Caching: Saving on Request Costs and Speed

AI inference costs can be significant. Prompteus includes caching mechanisms to reduce these costs and improve response times.

Key Features:

  • Semantic Caching: Prompteus’s cache is multilingual and understands the meaning of inputs.
  • Configurable Threshold: You define a similarity threshold. If a new request is semantically similar enough to a previous one (above the threshold), Prompteus returns the cached response, avoiding a new AI inference call.
  • Cost Savings: The video mentions seeing up to 50% cost reduction in some workflows.
  • Speed Improvement: Cached responses are delivered much faster than new inferences.
  • Dashboard Tracking: The Prompteus dashboard shows your savings from caching.

Example: The video demonstrates a simple “Jeopardy contestant” Neuron. By asking two similar questions (“European country known for baguette” and “a country in Europe known for baguette”). The second response is served from the cache, even though the wording is slightly different.
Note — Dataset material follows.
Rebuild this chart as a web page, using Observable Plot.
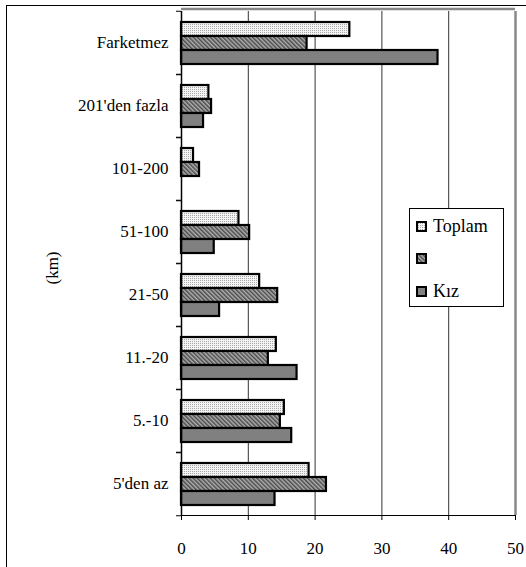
<!DOCTYPE html>
<html>
<head>
<meta charset="utf-8">
<script src="https://cdn.jsdelivr.net/npm/d3@7"></script>
<script src="https://cdn.jsdelivr.net/npm/@observablehq/plot@0.6"></script>
<style>
  html, body { margin: 0; padding: 0; background: white; overflow: hidden; }
  #wrap { position: relative; width: 526px; height: 567px; overflow: hidden; font-family: "Liberation Serif", "Times New Roman", serif; }
  #frame { position: absolute; left: 6px; top: 5px; width: 540px; height: 580px; border: 1.5px solid black; pointer-events: none; box-sizing: border-box; }
  #ytitle { position: absolute; left: 53px; top: 268px; transform: translate(-50%, -50%) rotate(-90deg); font-size: 17px; white-space: nowrap; }
  #legend { position: absolute; left: 409px; top: 208px; width: 95px; height: 99px; border: 1px solid black; background: white; box-sizing: border-box; }
  .item { position: absolute; left: 6px; display: flex; align-items: center; font-size: 18px; height: 20px; }
  .item svg { margin-right: 6px; }
</style>
</head>
<body>
<div id="wrap">
  <div id="chart"></div>
  <div id="ytitle">(km)</div>
  <div id="legend"></div>
  <div id="frame"></div>
</div>
<script>
// ---- data ----
const categories = ["Farketmez", "201'den fazla", "101-200", "51-100", "21-50", "11.-20", "5.-10", "5'den az"];
const seriesKeys = ["Toplam", "Erkek", "Kız"];
const legendLabels = ["Toplam", "", "Kız"];
const toplam = [25.2, 4.1, 1.8, 8.6, 11.7, 14.2, 15.4, 19.1];
const erkek  = [18.8, 4.5, 2.7, 10.2, 14.4, 13.0, 14.8, 21.7];
const kiz    = [38.4, 3.3, 0, 4.9, 5.7, 17.3, 16.5, 14.0];
const xTicks = [0, 10, 20, 30, 40, 50];
const gridTicks = [10, 20, 30, 40];

const patternUrls = ["url(#pDots)", "url(#pHatch)", "url(#pSolid)"];
const seriesValues = [toplam, erkek, kiz];

const rows = [];
categories.forEach((c, i) => {
  seriesKeys.forEach((s, j) => {
    rows.push({category: c, series: s, value: seriesValues[j][i]});
  });
});

const chart = Plot.plot({
  width: 526,
  height: 567,
  marginTop: 9,
  marginBottom: 50,
  marginLeft: 181,
  marginRight: 11,
  style: {fontFamily: "'Liberation Serif', 'Times New Roman', serif", fontSize: "17px", color: "black", background: "white", overflow: "visible"},
  x: {domain: [0, 50], ticks: xTicks, tickSize: 5, tickPadding: 21, line: true, label: null},
  fy: {domain: categories, padding: 0},
  y: {domain: seriesKeys, paddingInner: 0, paddingOuter: 0.73, axis: null},
  color: {domain: seriesKeys, range: patternUrls},
  marks: [
    Plot.ruleX(gridTicks, {stroke: "#333", strokeWidth: 1}),
    Plot.ruleX([50], {stroke: "#888", strokeWidth: 2.5}),
    Plot.barX(rows, {fy: "category", y: "series", x: "value", fill: "series", stroke: "black", strokeWidth: 2.2, filter: d => d.value > 0}),
    Plot.ruleX([0], {stroke: "black", strokeWidth: 1.5}),
    Plot.axisFy({anchor: "left", tickSize: 0, tickPadding: 13, label: null}),
    Plot.axisFy({anchor: "left", tickSize: 5, tickFormat: () => "", dy: -31.75, label: null}),
    Plot.axisFy({anchor: "left", tickSize: 5, tickFormat: () => "", dy: 31.75, label: null})
  ]
});

document.getElementById("chart").appendChild(chart);

// pattern definitions
const svg = d3.select(chart.tagName.toLowerCase() === "svg" ? chart : chart.querySelector("svg"));
const defs = svg.insert("defs", ":first-child");
const dots = defs.append("pattern").attr("id", "pDots").attr("patternUnits", "userSpaceOnUse").attr("width", 2).attr("height", 2);
dots.append("rect").attr("width", 2).attr("height", 2).attr("fill", "#f4f4f4");
dots.append("rect").attr("width", 1).attr("height", 1).attr("fill", "#a8a8a8");
const hatch = defs.append("pattern").attr("id", "pHatch").attr("patternUnits", "userSpaceOnUse").attr("width", 3).attr("height", 3).attr("patternTransform", "rotate(-45)");
hatch.append("rect").attr("width", 3).attr("height", 3).attr("fill", "#b0b0b0");
hatch.append("rect").attr("width", 1.5).attr("height", 3).attr("fill", "#4a4a4a");
const solid = defs.append("pattern").attr("id", "pSolid").attr("patternUnits", "userSpaceOnUse").attr("width", 4).attr("height", 4);
solid.append("rect").attr("width", 4).attr("height", 4).attr("fill", "#808080");

// top plot border
const xs = chart.scale("x");
svg.append("line")
  .attr("x1", xs.apply(0)).attr("x2", xs.apply(50))
  .attr("y1", 9).attr("y2", 9)
  .attr("stroke", "#888").attr("stroke-width", 2.5);

// legend
const legend = document.getElementById("legend");
const tops = [7, 39, 72];
legendLabels.forEach((lab, i) => {
  const it = document.createElement("div");
  it.className = "item";
  it.style.top = tops[i] + "px";
  it.innerHTML = `<svg width="11" height="11"><rect x="1" y="1" width="9" height="9" fill="${patternUrls[i]}" stroke="black" stroke-width="2"/></svg><span>${lab}</span>`;
  legend.appendChild(it);
});
</script>
</body>
</html>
Advanced Neuron Settings and Security Features

Prompteus includes a settings page to access advanced features.

Key Features:

  • Structured Output: Sets output format to Text or Structured Output, allowing for JSON Schema.
  • Access Control: Configure who can access a Neuron. Options include:
    • Public Access: Anyone with the Neuron’s URL can use it.
    • Referer Restrictions: Limit requests to specific domains.
    • IP Restrictions: Allow requests only from specific IP addresses.
    • Authentication: Require users to authenticate via API Key or JWT.
  • Rate Limiting: Set limits on Neuron execution (e.g., requests per minute, tokens per IP address) to prevent excessive usage.
  • Request Level Logging: see cost, payload details, and execution trace per request.
  • Model Fallback: Switch to another model or provider on model failure or unavailability.
  • Neuron Chaining: Call one Neuron from another.
  • Tool Calling (Private Beta): Transform existing APIs into tools callable by supported AI models. This allows mapping your own APIs to tools that LLMs can use.